24 января 1944 года первые соединения Красной армии вошли в блистательное Царское Село. Большой и светлый город — резиденция русской императорской семьи, здравница и средоточие памятников архитектуры мирового масштаба — встретил солдат тенями людей, точнее существ, только отдалённо напоминавших людей, абсолютно истощённых и искалеченных немцами, испанцами, финнами и другими добровольными помощниками Третьего рейха. Достойное место для мемориальной доски Густаву Маннергейму, да, господин Мединский?
Существует в современных медиа такой жанр — перевод комментариев иностранцев под новостями, касающимися России. Там такие цитаты простаков и ватников заграничных в формате: «Русские — сила», «Держитесь!», «Хорошо, что вы противостоите США и Британии, иначе они бы захватили весь мир». Ну и так далее, вы сами это видели наверняка неоднократно.
Блокада Ленинграда, завершившаяся совсем недавно, буквально позавчера, она полностью про нас. Про то, что у русских существует особый договор со смертью. «Скорее смерть испугается нас, чем мы смерти».

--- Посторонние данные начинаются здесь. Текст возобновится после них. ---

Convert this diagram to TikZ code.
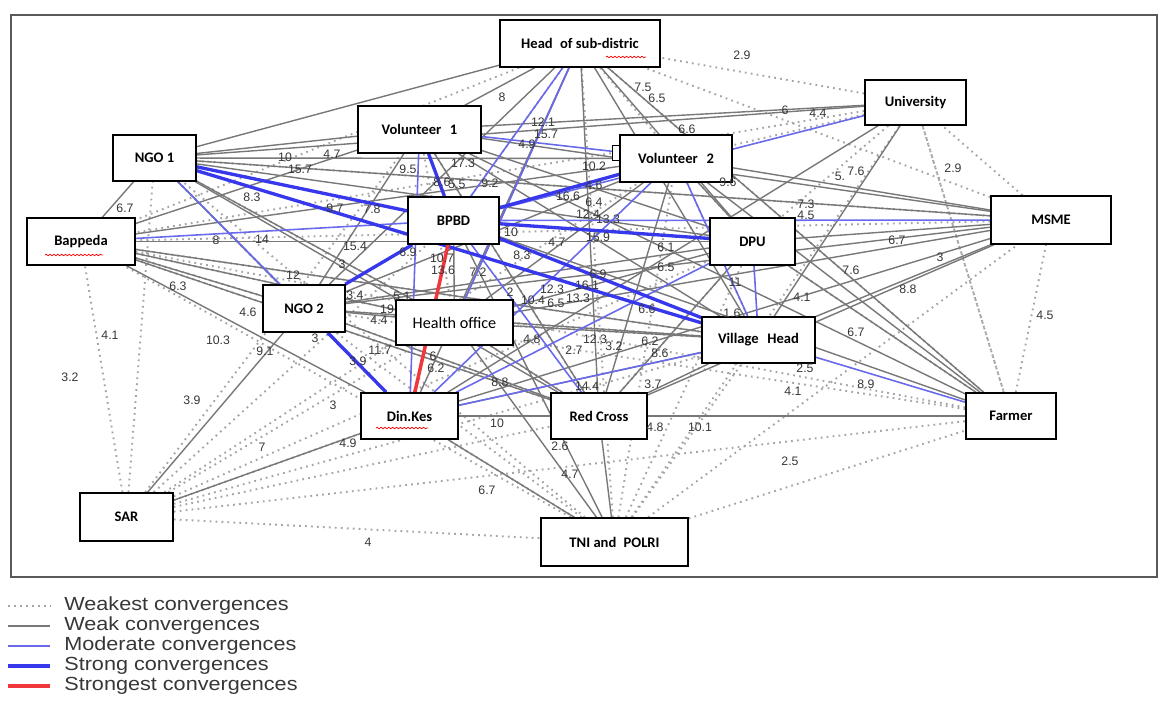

Мой сын ещё не знает, чем плох немецкий язык и что значит «Гитлер капут», которое произносит папа, когда слышит немецкую речь. Я об этом ему расскажу, уже рассказываю, пока без подробностей, их я и сам боюсь до сих пор, как боюсь представить себе тысячи застывших красноармейцев в болотах Погостья, умиравших, но не пускавших немца к городу, к последней нити, связывавшей Ленинград с жизнью.
Дай Бог нам всем никогда не оказаться в положении ленинградцев. И дай нам Бог быть такими же сильными, какими были наши предки в Ленинграде, если вдруг придётся.